* Instructions for the task *
Return, exactly as written, the lines that start at the one holding "Output the Python" and end at the one holding "from matplotlib import rcParams", with both of those lines kept. Skip any pictures.

* Input data *
## START

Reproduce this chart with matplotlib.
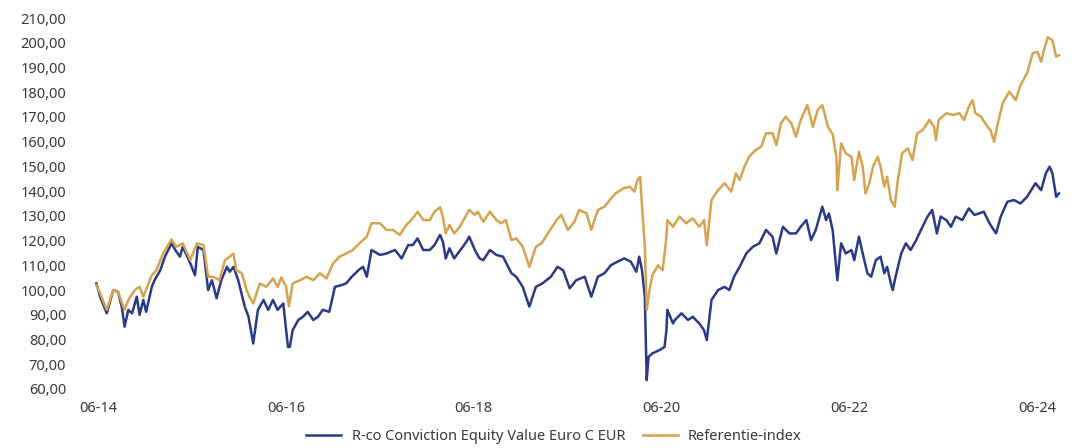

## END
## START

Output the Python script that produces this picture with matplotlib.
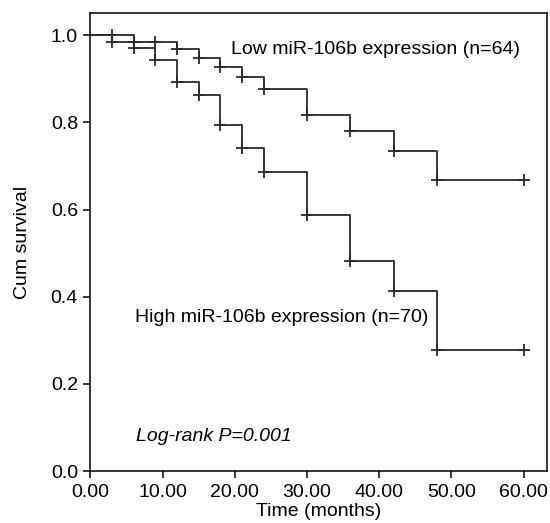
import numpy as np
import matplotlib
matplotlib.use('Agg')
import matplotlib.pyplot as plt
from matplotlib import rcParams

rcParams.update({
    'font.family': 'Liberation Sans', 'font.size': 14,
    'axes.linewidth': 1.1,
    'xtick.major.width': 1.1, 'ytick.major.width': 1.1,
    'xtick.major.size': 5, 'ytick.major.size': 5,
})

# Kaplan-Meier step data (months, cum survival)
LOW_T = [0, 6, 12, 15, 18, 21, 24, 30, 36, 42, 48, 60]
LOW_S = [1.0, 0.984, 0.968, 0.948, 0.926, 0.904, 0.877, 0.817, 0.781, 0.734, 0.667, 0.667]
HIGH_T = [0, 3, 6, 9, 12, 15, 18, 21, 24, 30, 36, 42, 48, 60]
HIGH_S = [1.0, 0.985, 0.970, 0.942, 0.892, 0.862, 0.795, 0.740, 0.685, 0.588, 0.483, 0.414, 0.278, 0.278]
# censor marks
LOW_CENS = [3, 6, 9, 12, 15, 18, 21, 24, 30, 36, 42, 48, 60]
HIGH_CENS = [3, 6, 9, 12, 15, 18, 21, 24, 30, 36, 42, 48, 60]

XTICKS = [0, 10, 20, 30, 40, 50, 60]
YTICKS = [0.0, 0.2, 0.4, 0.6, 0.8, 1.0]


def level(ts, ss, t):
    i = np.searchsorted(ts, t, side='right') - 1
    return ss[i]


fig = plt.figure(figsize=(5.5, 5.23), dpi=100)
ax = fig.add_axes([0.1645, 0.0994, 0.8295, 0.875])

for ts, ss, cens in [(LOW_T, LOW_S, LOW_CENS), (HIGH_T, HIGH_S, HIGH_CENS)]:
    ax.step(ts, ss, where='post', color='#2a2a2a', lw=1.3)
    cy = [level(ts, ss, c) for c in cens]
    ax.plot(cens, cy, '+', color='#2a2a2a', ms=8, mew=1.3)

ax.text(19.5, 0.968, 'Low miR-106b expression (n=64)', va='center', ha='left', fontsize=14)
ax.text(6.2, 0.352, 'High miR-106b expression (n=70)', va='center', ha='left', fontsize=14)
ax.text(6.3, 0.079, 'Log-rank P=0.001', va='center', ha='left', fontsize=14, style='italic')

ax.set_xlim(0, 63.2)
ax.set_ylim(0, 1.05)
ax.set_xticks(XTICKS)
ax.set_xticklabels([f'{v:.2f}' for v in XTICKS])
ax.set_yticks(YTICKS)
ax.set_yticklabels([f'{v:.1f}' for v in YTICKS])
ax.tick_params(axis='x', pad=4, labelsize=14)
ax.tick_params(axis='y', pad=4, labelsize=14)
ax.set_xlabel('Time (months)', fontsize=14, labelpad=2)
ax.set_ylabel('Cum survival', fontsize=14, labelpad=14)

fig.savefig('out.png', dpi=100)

## END
## START

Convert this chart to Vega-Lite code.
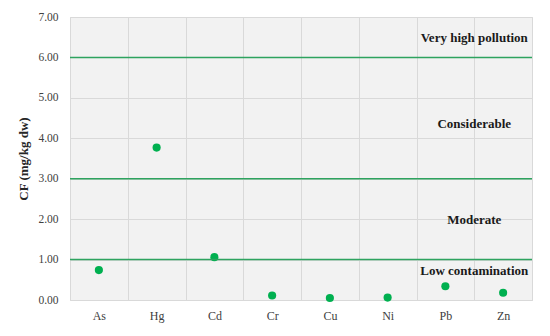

## END

* Written solution *
Output the Python script that produces this picture with matplotlib.
import numpy as np
import matplotlib
matplotlib.use('Agg')
import matplotlib.pyplot as plt
from matplotlib import rcParams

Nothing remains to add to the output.